Lafayette’s Cornelia F. Hugel Professor of History DC Jackson understands this well, as evidenced by his latest book, Heavy Ground: William Mulholland and the St. Francis Dam Disaster, which he co-authored with the late Norris Hundley Jr.
In recognition of Heavy Ground’s “exceptional scholarship” and its ability to reach a broad audience, Jackson and Hundley recently received the Society of the History of Technology’s prestigious 2017 Sally Hacker Prize. This award honors a scholarly book that integrates the history of technology into social, cultural, and economic contexts and engages a readership “beyond the academy.”
Heavy Ground, published in 2015 by the Huntington Library and University of California Press, details the history of the design and construction of St. Francis Dam in the 1920s and its tragic failure. The poorly designed dam collapsed late in the evening of March 12, 1928, releasing 12 billion gallons of water and creating a massive wave that killed an estimated 400 people in the Santa Clara Valley of Southern California.
The catastrophe, which constitutes one of the worst engineering disasters of the 20th century, has long interested Jackson, a water/dam historian with an abiding interest in the American West. So when a dubious claim about the character of the dam’s engineering began to circulate, Jackson felt a need to more carefully investigate the disaster.

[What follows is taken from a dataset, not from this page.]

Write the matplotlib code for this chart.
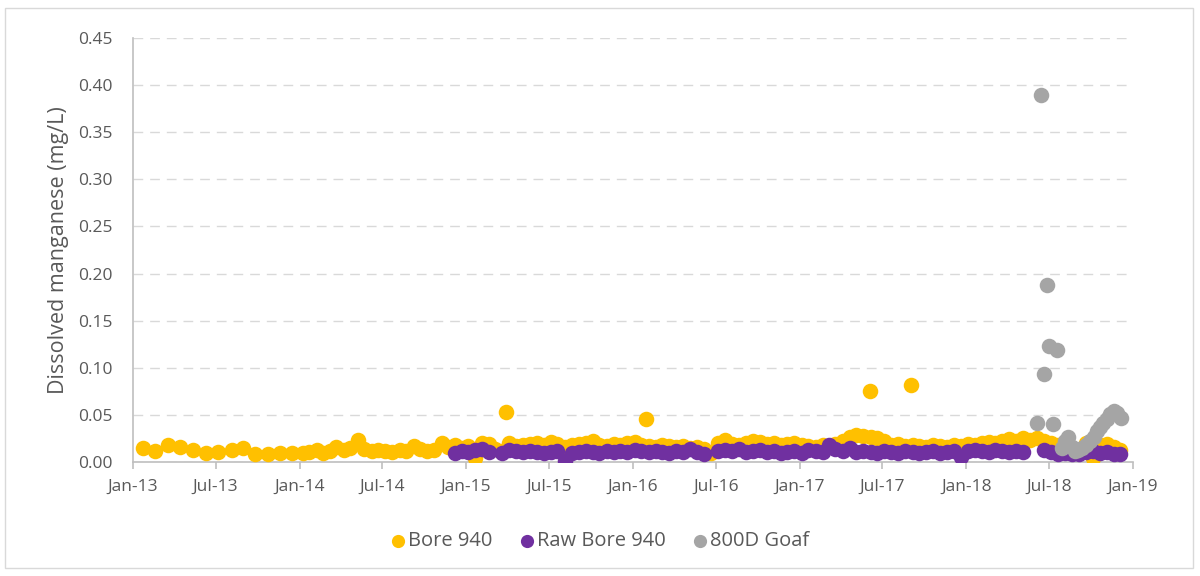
import numpy as np
import pandas as pd
import matplotlib
matplotlib.use("Agg")
import matplotlib.pyplot as plt
import matplotlib.dates as mdates
from matplotlib.patches import Rectangle

plt.rcParams['font.family'] = ['Open Sans', 'DejaVu Sans']

# ---------------- data ----------------
# Bore 940: early sampling (2013-2014)
bore_early_dates = [
    "2013-01-23", "2013-02-18", "2013-03-18", "2013-04-14", "2013-05-12", "2013-06-10",
    "2013-07-06", "2013-08-06", "2013-08-30", "2013-09-25", "2013-10-24", "2013-11-19",
    "2013-12-15",
    "2014-01-08", "2014-01-22", "2014-02-08", "2014-02-22", "2014-03-08", "2014-03-22",
    "2014-04-08", "2014-04-22", "2014-05-08", "2014-05-22", "2014-06-08", "2014-06-22",
    "2014-07-08", "2014-07-22", "2014-08-08", "2014-08-22", "2014-09-08", "2014-09-22",
    "2014-10-08", "2014-10-22", "2014-11-08", "2014-11-22",
]
bore_early_values = [
    0.015, 0.012, 0.018, 0.016, 0.013, 0.010, 0.011, 0.013, 0.015, 0.009, 0.008, 0.010,
    0.010,
    0.010, 0.011, 0.013, 0.010, 0.012, 0.016, 0.013, 0.015, 0.023, 0.014, 0.012, 0.013,
    0.012, 0.011, 0.013, 0.012, 0.017, 0.014, 0.012, 0.013, 0.020, 0.016,
]

# Common sampling dates from Dec-2014 (Bore 940 and Raw Bore 940)
dense_dates = [
    "2014-12-08", "2014-12-22",
    "2015-01-05", "2015-01-20", "2015-02-05", "2015-02-20", "2015-03-05", "2015-03-20",
    "2015-04-05", "2015-04-20", "2015-05-05", "2015-05-20", "2015-06-05", "2015-06-20",
    "2015-07-05", "2015-07-20", "2015-08-05", "2015-08-20", "2015-09-05", "2015-09-20",
    "2015-10-05", "2015-10-20", "2015-11-05", "2015-11-20", "2015-12-05", "2015-12-20",
    "2016-01-05", "2016-01-20", "2016-02-05", "2016-02-20", "2016-03-05", "2016-03-20",
    "2016-04-05", "2016-04-20", "2016-05-05", "2016-05-20", "2016-06-05", "2016-06-20",
    "2016-07-05", "2016-07-20", "2016-08-05", "2016-08-20", "2016-09-05", "2016-09-20",
    "2016-10-05", "2016-10-20", "2016-11-05", "2016-11-20", "2016-12-05", "2016-12-20",
    "2017-01-05", "2017-01-20", "2017-02-05", "2017-02-20", "2017-03-05", "2017-03-20",
    "2017-04-05", "2017-04-20", "2017-05-05", "2017-05-20", "2017-06-05", "2017-06-20",
    "2017-07-05", "2017-07-20", "2017-08-05", "2017-08-20", "2017-09-05", "2017-09-20",
    "2017-10-05", "2017-10-20", "2017-11-05", "2017-11-20", "2017-12-05", "2017-12-20",
    "2018-01-05", "2018-01-20", "2018-02-05", "2018-02-20", "2018-03-05", "2018-03-20",
    "2018-04-05", "2018-04-20", "2018-05-05", "2018-05-20", "2018-06-05", "2018-06-20",
    "2018-07-05", "2018-07-20", "2018-08-05", "2018-08-20", "2018-09-05", "2018-09-20",
    "2018-10-05", "2018-10-20", "2018-11-05", "2018-11-20", "2018-12-03",
]
bore_dense_values = [
    0.018, 0.015,
    0.017, 0.004, 0.020, 0.019, 0.014, 0.012, 0.020, 0.017, 0.018, 0.019, 0.020, 0.018,
    0.021, 0.019, 0.016, 0.018, 0.019, 0.020, 0.022, 0.018, 0.017, 0.019, 0.018, 0.020,
    0.021, 0.018, 0.017, 0.016, 0.018, 0.017, 0.016, 0.017, 0.015, 0.016, 0.014, 0.010,
    0.020, 0.023, 0.019, 0.018, 0.020, 0.022, 0.021, 0.019, 0.020, 0.018, 0.019, 0.020,
    0.018, 0.017, 0.016, 0.018, 0.017, 0.019, 0.022, 0.027, 0.029, 0.028, 0.027, 0.025,
    0.022, 0.018, 0.019, 0.017, 0.018, 0.017, 0.016, 0.018, 0.017, 0.016, 0.018, 0.017,
    0.019, 0.018, 0.020, 0.021, 0.020, 0.022, 0.024, 0.022, 0.026, 0.023, 0.025, 0.022,
    0.020, 0.018, 0.016, 0.014, 0.012, 0.020, 0.004, 0.018, 0.019, 0.016, 0.013,
]
raw_values = [
    0.010, 0.012,
    0.011, 0.013, 0.014, 0.011, np.nan, 0.010, 0.013, 0.012, 0.011, 0.012, 0.011, 0.010,
    0.011, 0.012, 0.001, 0.010, 0.011, 0.012, 0.011, 0.010, 0.012, 0.011, 0.012, 0.011,
    0.013, 0.012, 0.011, 0.012, 0.011, 0.010, 0.012, 0.011, 0.014, 0.011, 0.008, np.nan,
    0.012, 0.013, 0.012, 0.014, 0.011, 0.012, 0.013, 0.011, 0.012, 0.010, 0.011, 0.012,
    0.010, 0.013, 0.012, 0.011, 0.018, 0.014, 0.012, 0.015, 0.011, 0.012, 0.011, 0.010,
    0.012, 0.011, 0.010, 0.012, 0.011, 0.010, 0.011, 0.012, 0.010, 0.011, 0.012, 0.005,
    0.012, 0.013, 0.012, 0.011, 0.013, 0.012, 0.011, 0.012, 0.011, np.nan, np.nan, 0.013,
    0.011, 0.009, 0.010, 0.008, 0.009, 0.011, 0.012, 0.010, 0.011, 0.009, 0.008,
]

# Bore 940 isolated high results
bore_peak_dates = ["2015-03-29", "2016-01-30", "2017-06-03", "2017-09-01"]
bore_peak_values = [0.053, 0.046, 0.075, 0.082]

# 800D Goaf
goaf_dates = [
    "2018-06-04", "2018-06-13", "2018-06-19", "2018-06-26", "2018-07-02", "2018-07-10",
    "2018-07-18", "2018-07-30", "2018-08-06", "2018-08-12", "2018-08-20", "2018-08-27",
    "2018-09-03", "2018-09-12", "2018-09-20", "2018-09-29", "2018-10-07", "2018-10-14",
    "2018-10-21", "2018-10-28", "2018-11-05", "2018-11-12", "2018-11-20", "2018-11-28",
    "2018-12-06",
]
goaf_values = [
    0.041, 0.390, 0.093, 0.188, 0.123, 0.040, 0.119, 0.015, 0.022, 0.027, 0.016, 0.012,
    0.013, 0.015, 0.018, 0.022, 0.027, 0.033, 0.037, 0.041, 0.046, 0.051, 0.054, 0.052,
    0.047,
]

series_names = ["Bore 940", "Raw Bore 940", "800D Goaf"]
series_colors = ["#FFC000", "#7030A0", "#A5A5A5"]

# ---------------- figure ----------------
fig = plt.figure(figsize=(12, 5.76), dpi=100)
fig.patches.append(Rectangle((5 / 1200, 8 / 576), 1188 / 1200, 560 / 576,
                             transform=fig.transFigure, fill=False,
                             edgecolor="#D9D9D9", linewidth=1.0))
ax = fig.add_axes([133 / 1200, 1 - 462 / 576, 1000 / 1200, (462 - 38) / 576])

bore_x = pd.to_datetime(bore_early_dates + dense_dates + bore_peak_dates)
bore_y = bore_early_values + bore_dense_values + bore_peak_values
raw_x = pd.to_datetime(dense_dates)
goaf_x = pd.to_datetime(goaf_dates)

ms = 125
ax.scatter(bore_x, bore_y, s=ms, color=series_colors[0], linewidths=0, zorder=3,
           label=series_names[0])
ax.scatter(raw_x, raw_values, s=ms, color=series_colors[1], linewidths=0, zorder=4,
           label=series_names[1])
ax.scatter(goaf_x, goaf_values, s=ms, color=series_colors[2], linewidths=0, zorder=5,
           label=series_names[2])

ax.set_xlim(pd.Timestamp("2013-01-01"), pd.Timestamp("2019-01-01"))
ax.set_ylim(0, 0.45)
ax.set_yticks(np.arange(0, 0.451, 0.05))
ax.yaxis.set_major_formatter(matplotlib.ticker.FormatStrFormatter("%.2f"))
ax.xaxis.set_major_locator(mdates.MonthLocator(bymonth=[1, 7]))
ax.xaxis.set_major_formatter(mdates.DateFormatter("%b-%y"))

ax.grid(axis="y", color="#D9D9D9", linewidth=1.0, linestyle=(0, (7, 5)), zorder=0)
ax.set_axisbelow(True)
for s in ["top", "right"]:
    ax.spines[s].set_visible(False)
ax.spines["left"].set_color("#BFBFBF")
ax.spines["bottom"].set_color("#BFBFBF")
ax.spines["left"].set_linewidth(1.2)
ax.spines["bottom"].set_linewidth(1.2)

ax.tick_params(axis="y", length=0, pad=15, labelsize=12.5, labelcolor="#595959")
ax.tick_params(axis="x", length=5, width=1.2, color="#BFBFBF", pad=7,
               labelsize=12.5, labelcolor="#595959")

ax.set_ylabel("Dissolved manganese (mg/L)", fontsize=15.5, color="#595959", labelpad=6)

leg = fig.legend(loc="center", bbox_to_anchor=(0.5, 1 - 541 / 576), ncol=3,
                 frameon=False, fontsize=14.5, handlelength=0.7, handletextpad=0.15,
                 columnspacing=1.35, markerscale=0.85, scatterpoints=1)
for t in leg.get_texts():
    t.set_color("#595959")

fig.savefig("out.png", dpi=100)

“Around 2000, a story began to emerge focused around the idea that the failed dam’s engineer, William Mulholland, should somehow be exonerated,” Jackson says. “There was an idea that Mulholland couldn’t have known his design was deficient and that he could be reasonably excused from bearing responsibility for the failure. That didn’t align with my understanding of the practice of dam building in the early 20th century.”
Finding a fellow traveler who shared his perspective, Jackson partnered with Hundley, a political historian and retired UCLA professor who also had interest in the history of St. Francis Dam. (Hundley’s 1992 book, The Great Thirst: Californians and Water, 1770s-1990s, is a landmark work on the politics of water in the American West.) They crafted an article that documented how Mulholland didn’t abide by known best practices—or even just accepted practices—in his design for St. Francis Dam.
After their article “Privilege and Responsibility: William Mulholland and the St. Francis Dam Disaster” was published in the journal California History in 2004, Jackson and Hundley realized they had the beginnings of a more broad-ranging story interconnecting the tragedy within technological, political, economic, and social contexts.
Setting out to find material in myriad sources including local historical societies, the Los Angeles Department of Water and Power, California’s Division of Safety of Dams, and the Huntington Library, Jackson and Hundley collaborated in a comprehensive research effort. “Good history does not come quickly, and Norris and I wanted to tell a complete story,” Jackson says. “Sadly, Norris was not able to see the book to completion as he died in early 2013 after a period of declining health. But I think he would be very proud of the final structure and analysis of Heavy Ground.”
In the book, Jackson uses his engineering expertise (he has a Bachelor of Science in engineering and has authored several books on dam history) to explain the technical details of how many prominent early 20th -century engineers understood the ways concrete gravity dams should be built—and how Mulholland failed to meet these standards.
He and Hundley also detail the political climate in which the incident occurred, which provides historical context and explanation for why the ensuing investigation was handled so hastily.
The book has a powerful human-interest element as well, with details about the lives of those who worked on the dam, those who helped in rescue efforts, and those who lost their lives in the disastrous tidal wave.
Jackson accepted the Sally Hacker Prize at the Society for the History of Technology’s annual meeting in Philadelphia in late October for himself and Hundley.
“Our goal was to tell this complicated story about an essential technology that lies at the heart of California’s political economy and make it accessible to a broad audience,” Jackson says.
Over the course of his career, Jackson has studied and written about the technology behind many dams in the American West. What he finds so tragic about the St. Francis incident is the seeming recklessness that, compared with the work of many of his contemporary hydraulic engineers, Mulholland brought to his oversight of St. Francis Dam’s design and construction.
As chief engineer for the city of Los Angeles, Mulholland had successfully completed the 233-mile-long Los Angeles Aqueduct that brought copious quantities of water from the Sierra Nevada to Southern California in 1913. But this world-famous aqueduct also engendered controversy because of claims by farmers in the Owens River Valley that the city was “stealing” their water. As a result, Mulholland subsequently resisted outside review of his projects (such as St. Francis), fearing that criticism would be little more than politically motivated sniping.
“The St. Francis disaster is a tragic story,” Jackson says. “As Mulholland sought to increase water storage along the Los Angeles Aqueduct, he was given the privilege to design this dam without state regulation—the city of Los Angeles was given an exemption from California’s 1917 dam safety law. But that privilege to develop a design without state regulation also entailed the responsibility to design a dam that would not endanger the public. Simply put, Mulholland failed to build a dam that aligned with the privilege—and responsibility—he had been given.
“It’s also sad because the failure at St. Francis wasn’t due to an attempt to develop a new and innovative type of structural design. To the contrary, the St. Francis disaster can be traced to a tragic lack of innovation. The precise nature of this lack of innovation is something that Norris and I sought to carefully document in Heavy Ground. And it is especially gratifying that the Sally Hacker Prize provides evidence we succeeded in reaching our goal.”